▶ **Stated task**
Leave out the pictures and repeat exactly the lines between the one containing "Give me the matplotlib source for this chart." and the one containing "plt.rcParams['font.family'] = ['Liberation", inclusive.

Entries with chart source code
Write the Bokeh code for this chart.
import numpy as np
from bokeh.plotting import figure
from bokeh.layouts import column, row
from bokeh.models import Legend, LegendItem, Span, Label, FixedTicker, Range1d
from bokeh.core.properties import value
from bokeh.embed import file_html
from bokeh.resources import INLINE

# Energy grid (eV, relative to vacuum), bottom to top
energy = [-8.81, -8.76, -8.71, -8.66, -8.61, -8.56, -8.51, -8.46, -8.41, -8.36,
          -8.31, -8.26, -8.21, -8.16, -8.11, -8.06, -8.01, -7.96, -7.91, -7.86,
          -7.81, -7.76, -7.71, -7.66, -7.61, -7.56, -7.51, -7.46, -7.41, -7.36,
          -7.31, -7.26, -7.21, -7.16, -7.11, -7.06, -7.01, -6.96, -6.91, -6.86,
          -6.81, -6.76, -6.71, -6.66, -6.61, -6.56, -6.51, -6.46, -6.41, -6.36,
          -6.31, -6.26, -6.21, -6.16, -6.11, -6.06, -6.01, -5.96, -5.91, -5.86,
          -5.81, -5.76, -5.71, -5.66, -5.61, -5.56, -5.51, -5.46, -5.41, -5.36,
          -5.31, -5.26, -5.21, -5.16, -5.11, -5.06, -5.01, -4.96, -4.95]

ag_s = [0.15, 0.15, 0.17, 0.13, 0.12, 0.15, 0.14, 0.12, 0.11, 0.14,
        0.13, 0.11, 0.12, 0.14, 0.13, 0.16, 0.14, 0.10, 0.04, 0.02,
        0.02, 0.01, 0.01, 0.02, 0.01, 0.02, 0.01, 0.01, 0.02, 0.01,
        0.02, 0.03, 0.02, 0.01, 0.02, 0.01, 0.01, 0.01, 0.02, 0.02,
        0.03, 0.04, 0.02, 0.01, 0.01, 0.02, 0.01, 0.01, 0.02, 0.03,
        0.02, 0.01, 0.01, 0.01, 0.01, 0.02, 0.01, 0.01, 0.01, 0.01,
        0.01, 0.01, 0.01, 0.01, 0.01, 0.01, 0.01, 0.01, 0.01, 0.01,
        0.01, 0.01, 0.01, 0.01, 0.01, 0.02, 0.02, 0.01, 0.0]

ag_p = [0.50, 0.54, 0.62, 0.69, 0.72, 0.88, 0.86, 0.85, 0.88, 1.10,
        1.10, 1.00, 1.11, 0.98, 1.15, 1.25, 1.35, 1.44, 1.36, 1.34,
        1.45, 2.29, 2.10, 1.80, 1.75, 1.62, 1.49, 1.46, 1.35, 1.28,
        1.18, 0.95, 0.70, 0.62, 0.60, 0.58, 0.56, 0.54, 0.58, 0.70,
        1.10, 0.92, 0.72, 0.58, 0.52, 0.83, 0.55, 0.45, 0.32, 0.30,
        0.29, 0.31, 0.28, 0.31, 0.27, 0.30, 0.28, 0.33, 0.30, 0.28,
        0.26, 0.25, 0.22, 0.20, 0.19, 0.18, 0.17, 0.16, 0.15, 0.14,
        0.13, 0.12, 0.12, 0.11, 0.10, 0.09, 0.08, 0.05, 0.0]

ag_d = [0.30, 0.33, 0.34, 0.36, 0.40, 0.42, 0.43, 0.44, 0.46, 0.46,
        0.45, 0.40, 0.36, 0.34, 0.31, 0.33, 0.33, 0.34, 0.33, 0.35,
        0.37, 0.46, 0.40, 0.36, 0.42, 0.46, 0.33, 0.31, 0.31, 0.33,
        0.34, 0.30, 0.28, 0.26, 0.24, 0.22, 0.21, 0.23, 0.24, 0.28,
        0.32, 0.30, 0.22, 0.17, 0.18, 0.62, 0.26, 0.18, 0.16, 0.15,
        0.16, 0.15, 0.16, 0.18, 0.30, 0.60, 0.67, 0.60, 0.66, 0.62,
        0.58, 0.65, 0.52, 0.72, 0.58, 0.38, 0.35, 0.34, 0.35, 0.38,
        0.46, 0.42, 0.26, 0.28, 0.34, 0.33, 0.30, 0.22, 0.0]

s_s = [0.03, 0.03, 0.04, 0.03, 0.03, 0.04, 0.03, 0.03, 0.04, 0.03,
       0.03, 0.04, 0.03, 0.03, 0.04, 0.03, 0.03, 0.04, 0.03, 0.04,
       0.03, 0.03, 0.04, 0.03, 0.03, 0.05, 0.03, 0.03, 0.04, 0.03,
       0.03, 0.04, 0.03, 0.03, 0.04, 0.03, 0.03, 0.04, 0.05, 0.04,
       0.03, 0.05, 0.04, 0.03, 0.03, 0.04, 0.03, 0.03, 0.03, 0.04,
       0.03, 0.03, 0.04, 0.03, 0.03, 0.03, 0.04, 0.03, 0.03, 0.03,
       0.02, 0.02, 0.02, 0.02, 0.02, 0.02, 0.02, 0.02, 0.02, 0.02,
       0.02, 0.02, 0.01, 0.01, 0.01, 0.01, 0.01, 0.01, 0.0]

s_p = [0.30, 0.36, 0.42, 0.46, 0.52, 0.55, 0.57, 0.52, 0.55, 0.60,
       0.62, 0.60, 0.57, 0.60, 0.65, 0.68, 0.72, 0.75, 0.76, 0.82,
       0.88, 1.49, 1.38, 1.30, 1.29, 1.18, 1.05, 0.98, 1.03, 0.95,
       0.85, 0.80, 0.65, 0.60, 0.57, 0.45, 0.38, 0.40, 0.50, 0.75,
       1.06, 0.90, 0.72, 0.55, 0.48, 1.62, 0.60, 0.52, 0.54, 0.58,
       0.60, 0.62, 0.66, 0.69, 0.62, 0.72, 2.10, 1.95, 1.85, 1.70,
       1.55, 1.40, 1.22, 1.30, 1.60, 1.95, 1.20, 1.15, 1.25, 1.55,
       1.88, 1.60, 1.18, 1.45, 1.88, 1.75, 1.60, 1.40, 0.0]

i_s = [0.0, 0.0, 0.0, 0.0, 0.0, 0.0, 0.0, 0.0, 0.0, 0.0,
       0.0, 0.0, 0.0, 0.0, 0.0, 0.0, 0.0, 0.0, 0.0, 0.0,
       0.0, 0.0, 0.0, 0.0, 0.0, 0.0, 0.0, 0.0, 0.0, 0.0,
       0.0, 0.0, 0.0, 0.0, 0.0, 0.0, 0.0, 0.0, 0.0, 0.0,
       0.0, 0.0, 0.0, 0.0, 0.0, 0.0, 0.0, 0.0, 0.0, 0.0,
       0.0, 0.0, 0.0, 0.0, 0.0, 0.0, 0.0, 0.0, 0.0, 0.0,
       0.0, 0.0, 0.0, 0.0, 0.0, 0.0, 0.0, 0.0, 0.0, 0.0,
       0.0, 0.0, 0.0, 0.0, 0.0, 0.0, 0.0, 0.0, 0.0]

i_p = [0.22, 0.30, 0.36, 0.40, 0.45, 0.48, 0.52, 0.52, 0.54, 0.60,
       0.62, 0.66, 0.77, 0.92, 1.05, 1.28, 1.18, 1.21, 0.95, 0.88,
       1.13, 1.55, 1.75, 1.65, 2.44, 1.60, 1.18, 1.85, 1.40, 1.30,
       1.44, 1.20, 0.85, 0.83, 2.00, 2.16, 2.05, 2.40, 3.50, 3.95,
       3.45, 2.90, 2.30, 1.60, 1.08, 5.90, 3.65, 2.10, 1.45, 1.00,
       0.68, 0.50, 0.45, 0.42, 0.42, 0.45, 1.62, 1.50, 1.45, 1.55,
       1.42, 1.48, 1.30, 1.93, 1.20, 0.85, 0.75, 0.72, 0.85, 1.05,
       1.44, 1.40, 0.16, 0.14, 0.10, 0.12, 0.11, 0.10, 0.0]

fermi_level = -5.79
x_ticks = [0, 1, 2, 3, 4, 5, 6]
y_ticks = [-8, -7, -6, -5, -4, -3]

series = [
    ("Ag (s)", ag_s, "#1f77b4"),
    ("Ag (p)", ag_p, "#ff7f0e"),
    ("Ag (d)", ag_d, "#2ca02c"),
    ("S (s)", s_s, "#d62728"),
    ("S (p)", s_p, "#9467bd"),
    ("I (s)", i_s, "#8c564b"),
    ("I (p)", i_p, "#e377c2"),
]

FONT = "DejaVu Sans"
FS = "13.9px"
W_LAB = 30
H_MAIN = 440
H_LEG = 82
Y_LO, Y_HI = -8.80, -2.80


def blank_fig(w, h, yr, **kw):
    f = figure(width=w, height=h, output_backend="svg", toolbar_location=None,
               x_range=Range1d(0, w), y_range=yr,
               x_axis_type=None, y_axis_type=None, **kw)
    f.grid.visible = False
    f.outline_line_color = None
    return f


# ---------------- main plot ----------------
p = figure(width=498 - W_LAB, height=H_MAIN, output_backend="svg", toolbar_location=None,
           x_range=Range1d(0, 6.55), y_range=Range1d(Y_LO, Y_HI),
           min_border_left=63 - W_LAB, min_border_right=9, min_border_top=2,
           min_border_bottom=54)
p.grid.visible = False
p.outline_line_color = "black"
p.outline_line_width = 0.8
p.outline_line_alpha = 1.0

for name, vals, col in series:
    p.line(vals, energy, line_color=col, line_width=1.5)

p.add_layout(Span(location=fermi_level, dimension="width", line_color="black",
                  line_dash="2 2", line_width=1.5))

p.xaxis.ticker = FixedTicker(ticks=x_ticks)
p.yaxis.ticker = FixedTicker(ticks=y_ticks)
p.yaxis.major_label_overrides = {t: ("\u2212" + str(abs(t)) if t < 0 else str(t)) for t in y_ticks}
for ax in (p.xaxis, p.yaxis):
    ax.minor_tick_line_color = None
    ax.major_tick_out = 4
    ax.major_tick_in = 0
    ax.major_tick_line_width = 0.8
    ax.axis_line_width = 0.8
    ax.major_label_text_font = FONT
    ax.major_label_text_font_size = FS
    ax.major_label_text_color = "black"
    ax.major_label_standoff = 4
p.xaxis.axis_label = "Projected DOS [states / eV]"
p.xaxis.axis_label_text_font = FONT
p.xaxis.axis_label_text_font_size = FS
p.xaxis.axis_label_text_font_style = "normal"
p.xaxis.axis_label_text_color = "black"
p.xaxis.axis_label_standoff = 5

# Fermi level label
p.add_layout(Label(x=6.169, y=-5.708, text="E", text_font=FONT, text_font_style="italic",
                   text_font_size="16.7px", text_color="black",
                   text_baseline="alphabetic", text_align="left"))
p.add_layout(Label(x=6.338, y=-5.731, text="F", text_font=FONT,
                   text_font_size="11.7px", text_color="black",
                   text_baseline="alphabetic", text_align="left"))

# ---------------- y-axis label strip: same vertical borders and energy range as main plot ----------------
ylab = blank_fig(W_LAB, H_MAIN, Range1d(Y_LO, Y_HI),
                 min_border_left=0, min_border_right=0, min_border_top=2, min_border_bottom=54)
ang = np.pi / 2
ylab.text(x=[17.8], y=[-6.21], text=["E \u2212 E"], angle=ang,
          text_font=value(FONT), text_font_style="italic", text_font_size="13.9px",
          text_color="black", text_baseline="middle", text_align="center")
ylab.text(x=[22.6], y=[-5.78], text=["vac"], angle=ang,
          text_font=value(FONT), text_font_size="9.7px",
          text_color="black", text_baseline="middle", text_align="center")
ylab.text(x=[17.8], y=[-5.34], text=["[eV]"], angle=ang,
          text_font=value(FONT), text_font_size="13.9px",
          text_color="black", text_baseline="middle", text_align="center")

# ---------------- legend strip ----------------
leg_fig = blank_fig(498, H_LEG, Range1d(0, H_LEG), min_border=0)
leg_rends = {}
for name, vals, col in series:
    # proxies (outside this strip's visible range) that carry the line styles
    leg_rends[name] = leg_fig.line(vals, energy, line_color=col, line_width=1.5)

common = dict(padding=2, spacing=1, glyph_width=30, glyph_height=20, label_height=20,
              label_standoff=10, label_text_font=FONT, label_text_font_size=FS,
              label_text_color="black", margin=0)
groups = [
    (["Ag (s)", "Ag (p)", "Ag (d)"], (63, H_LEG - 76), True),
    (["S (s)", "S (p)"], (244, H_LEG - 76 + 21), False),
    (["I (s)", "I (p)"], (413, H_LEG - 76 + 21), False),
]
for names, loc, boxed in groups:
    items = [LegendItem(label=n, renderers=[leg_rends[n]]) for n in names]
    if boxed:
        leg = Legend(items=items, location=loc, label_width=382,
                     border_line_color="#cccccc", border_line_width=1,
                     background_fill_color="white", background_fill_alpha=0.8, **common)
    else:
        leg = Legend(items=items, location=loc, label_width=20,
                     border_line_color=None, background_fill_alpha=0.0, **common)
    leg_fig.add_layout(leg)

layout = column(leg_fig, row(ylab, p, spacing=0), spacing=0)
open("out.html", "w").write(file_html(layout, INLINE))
...
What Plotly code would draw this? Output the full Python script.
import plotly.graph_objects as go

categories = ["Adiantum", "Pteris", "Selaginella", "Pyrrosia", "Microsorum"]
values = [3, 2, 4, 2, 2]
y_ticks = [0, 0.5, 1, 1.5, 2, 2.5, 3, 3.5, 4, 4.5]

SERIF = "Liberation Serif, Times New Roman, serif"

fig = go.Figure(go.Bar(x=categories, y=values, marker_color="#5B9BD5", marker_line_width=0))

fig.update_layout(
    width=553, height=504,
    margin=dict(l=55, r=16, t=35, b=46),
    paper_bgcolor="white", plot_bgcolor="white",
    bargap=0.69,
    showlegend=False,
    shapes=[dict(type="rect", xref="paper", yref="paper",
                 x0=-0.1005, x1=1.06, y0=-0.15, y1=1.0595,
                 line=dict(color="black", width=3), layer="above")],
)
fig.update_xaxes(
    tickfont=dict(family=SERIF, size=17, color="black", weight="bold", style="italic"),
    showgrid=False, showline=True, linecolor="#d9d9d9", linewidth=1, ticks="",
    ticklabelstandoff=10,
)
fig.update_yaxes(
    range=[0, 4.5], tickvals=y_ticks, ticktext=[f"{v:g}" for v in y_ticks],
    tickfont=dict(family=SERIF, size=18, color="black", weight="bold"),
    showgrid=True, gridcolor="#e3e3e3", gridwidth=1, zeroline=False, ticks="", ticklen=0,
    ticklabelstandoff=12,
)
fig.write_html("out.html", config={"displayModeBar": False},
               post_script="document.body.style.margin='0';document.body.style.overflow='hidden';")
* * *
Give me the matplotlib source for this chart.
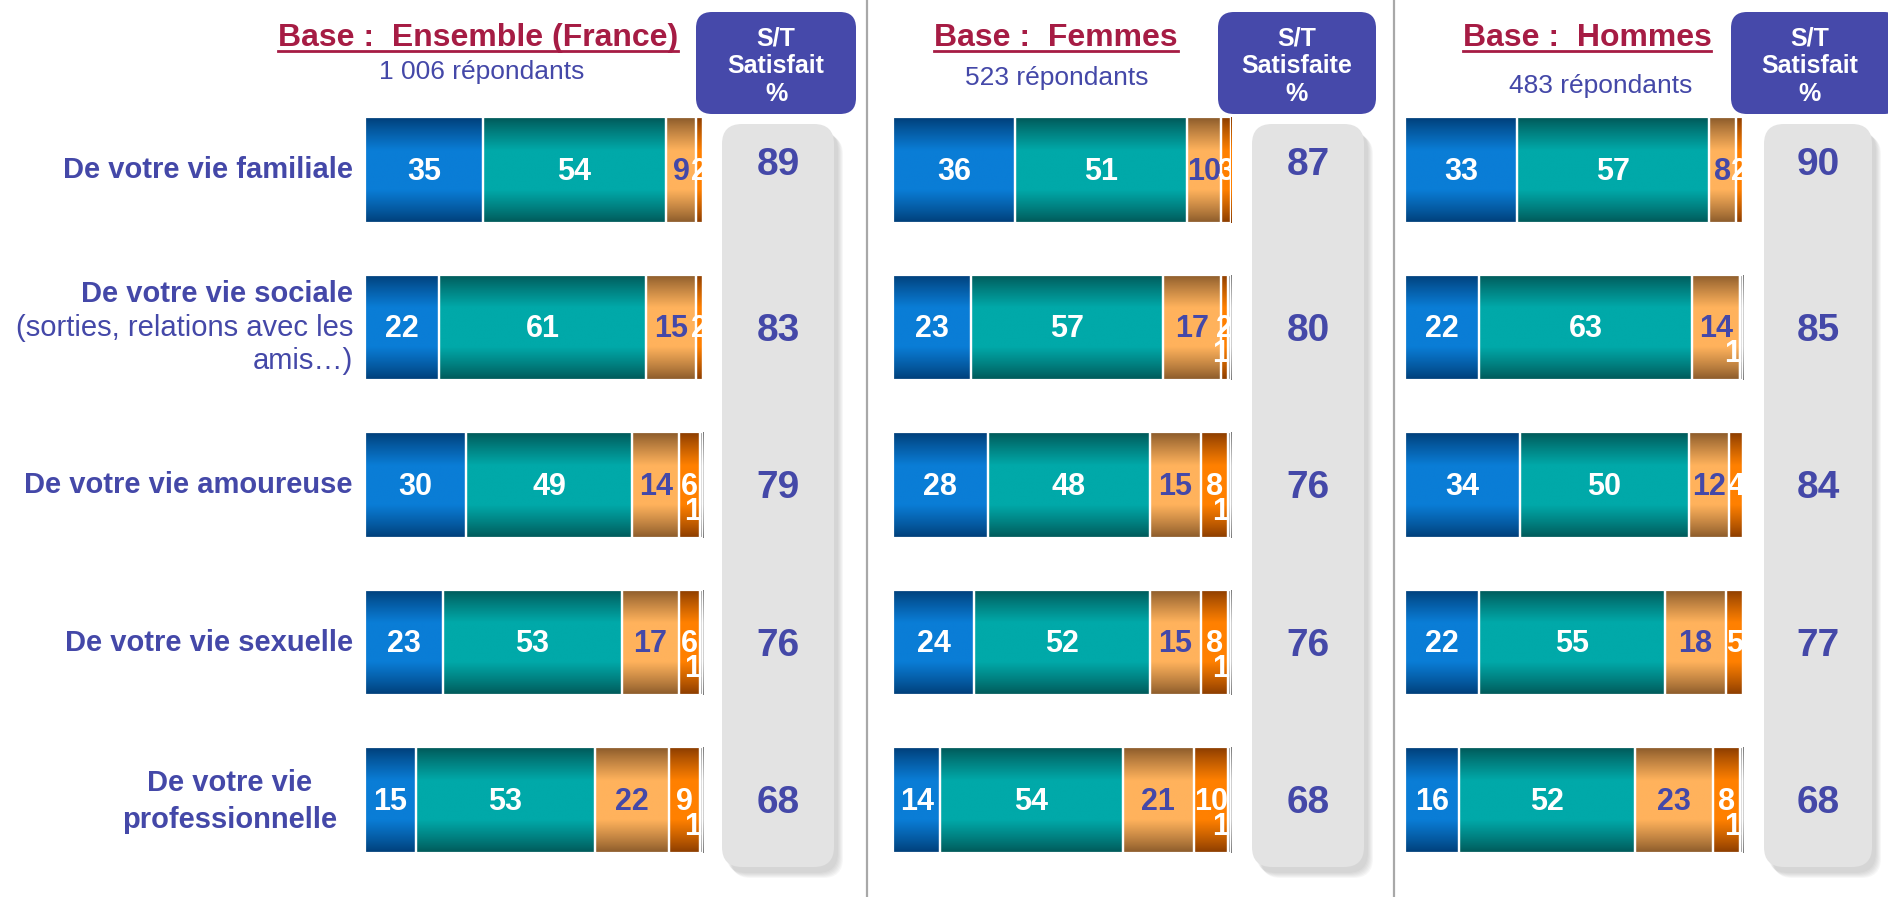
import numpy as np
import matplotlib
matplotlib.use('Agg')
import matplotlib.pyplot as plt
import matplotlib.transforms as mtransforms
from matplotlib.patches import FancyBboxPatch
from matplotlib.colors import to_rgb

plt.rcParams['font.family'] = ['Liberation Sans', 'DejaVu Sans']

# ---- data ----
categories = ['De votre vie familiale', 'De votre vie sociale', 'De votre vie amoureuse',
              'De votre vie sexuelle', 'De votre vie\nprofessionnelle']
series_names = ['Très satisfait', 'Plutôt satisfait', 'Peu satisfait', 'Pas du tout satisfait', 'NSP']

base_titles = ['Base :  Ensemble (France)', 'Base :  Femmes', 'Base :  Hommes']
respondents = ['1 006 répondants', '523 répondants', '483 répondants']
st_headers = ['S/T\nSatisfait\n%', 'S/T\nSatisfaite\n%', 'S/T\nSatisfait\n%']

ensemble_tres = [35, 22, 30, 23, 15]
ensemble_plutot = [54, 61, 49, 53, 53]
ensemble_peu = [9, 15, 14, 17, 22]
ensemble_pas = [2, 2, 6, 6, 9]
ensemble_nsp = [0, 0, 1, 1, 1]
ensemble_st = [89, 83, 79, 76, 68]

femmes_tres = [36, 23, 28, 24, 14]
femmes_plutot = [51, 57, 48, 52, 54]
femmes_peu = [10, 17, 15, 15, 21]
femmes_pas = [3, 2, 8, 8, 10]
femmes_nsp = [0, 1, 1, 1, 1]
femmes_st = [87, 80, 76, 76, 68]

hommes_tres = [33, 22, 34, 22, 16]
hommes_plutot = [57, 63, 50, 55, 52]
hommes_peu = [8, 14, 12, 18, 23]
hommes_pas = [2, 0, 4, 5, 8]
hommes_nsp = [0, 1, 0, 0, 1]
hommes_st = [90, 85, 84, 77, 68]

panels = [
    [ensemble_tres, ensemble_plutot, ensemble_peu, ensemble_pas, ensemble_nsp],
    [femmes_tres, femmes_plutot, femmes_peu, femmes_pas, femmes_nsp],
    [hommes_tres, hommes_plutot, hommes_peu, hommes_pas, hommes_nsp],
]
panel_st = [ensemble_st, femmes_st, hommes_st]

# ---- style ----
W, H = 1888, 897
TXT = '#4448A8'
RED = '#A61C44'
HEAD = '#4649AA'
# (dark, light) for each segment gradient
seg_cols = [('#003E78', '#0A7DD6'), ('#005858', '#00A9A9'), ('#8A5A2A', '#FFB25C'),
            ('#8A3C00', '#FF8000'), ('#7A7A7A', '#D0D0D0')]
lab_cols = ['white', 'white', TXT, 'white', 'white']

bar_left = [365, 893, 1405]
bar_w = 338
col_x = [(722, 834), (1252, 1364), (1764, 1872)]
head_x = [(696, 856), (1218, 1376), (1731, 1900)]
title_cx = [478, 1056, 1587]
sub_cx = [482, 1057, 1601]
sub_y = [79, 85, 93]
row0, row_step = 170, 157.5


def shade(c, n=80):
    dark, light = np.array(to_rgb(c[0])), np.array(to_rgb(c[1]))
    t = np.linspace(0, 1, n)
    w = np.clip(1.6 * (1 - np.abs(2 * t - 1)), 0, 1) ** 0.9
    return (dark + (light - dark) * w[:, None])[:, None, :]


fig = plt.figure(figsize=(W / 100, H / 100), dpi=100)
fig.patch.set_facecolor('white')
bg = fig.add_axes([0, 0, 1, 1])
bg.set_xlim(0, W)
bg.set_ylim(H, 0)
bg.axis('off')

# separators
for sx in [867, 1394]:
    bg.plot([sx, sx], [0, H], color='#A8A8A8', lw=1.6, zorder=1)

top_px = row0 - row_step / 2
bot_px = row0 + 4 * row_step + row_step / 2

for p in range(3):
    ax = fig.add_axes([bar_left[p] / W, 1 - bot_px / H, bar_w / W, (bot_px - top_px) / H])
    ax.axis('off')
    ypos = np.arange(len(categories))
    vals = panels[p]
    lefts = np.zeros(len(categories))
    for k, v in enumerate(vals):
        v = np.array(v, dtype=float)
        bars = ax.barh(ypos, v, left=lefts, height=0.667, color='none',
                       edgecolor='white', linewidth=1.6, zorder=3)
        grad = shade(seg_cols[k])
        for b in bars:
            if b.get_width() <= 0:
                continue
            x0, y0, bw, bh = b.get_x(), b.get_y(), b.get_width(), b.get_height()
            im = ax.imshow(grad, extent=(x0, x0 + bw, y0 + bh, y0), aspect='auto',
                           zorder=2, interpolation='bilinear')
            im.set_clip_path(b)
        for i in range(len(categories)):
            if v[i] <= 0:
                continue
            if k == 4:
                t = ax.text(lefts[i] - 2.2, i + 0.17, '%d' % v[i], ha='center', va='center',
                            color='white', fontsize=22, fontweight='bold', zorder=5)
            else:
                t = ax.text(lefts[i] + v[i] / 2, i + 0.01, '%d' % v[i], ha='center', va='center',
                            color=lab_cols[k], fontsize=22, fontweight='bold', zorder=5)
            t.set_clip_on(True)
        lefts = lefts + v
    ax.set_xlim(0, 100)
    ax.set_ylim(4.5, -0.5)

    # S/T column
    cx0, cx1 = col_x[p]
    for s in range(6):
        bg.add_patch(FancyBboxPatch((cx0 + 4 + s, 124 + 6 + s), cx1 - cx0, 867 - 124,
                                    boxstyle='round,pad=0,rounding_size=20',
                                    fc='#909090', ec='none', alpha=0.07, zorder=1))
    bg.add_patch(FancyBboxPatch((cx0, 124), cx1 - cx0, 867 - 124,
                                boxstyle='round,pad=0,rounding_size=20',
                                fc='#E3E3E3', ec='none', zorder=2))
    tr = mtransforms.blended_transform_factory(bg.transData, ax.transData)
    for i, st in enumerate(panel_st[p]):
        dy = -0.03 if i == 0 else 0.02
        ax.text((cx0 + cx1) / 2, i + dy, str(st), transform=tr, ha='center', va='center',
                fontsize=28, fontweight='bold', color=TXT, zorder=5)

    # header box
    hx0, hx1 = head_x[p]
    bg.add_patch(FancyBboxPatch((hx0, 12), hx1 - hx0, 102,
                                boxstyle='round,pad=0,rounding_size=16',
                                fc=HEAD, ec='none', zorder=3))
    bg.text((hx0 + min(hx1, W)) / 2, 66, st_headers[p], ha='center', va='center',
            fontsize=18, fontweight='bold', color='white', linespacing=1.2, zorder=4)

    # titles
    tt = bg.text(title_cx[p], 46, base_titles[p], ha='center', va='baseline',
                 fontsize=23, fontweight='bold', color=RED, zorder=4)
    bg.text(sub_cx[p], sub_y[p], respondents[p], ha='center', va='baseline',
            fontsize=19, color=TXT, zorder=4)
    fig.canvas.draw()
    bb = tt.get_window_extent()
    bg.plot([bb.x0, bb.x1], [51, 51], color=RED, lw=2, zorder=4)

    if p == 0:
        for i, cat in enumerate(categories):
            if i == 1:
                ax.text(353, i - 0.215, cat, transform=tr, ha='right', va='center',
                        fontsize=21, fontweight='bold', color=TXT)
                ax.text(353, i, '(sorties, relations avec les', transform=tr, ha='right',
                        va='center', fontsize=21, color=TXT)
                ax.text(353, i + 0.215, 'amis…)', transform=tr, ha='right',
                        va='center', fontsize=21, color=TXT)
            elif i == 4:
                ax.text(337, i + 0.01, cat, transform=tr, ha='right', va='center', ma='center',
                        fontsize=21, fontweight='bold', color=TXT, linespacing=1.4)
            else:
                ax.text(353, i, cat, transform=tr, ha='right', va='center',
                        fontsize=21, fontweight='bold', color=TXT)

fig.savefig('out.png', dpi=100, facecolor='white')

▶ **Reply**
Give me the matplotlib source for this chart.
import numpy as np
import matplotlib
matplotlib.use('Agg')
import matplotlib.pyplot as plt
import matplotlib.transforms as mtransforms
from matplotlib.patches import FancyBboxPatch
from matplotlib.colors import to_rgb

plt.rcParams['font.family'] = ['Liberation Sans', 'DejaVu Sans']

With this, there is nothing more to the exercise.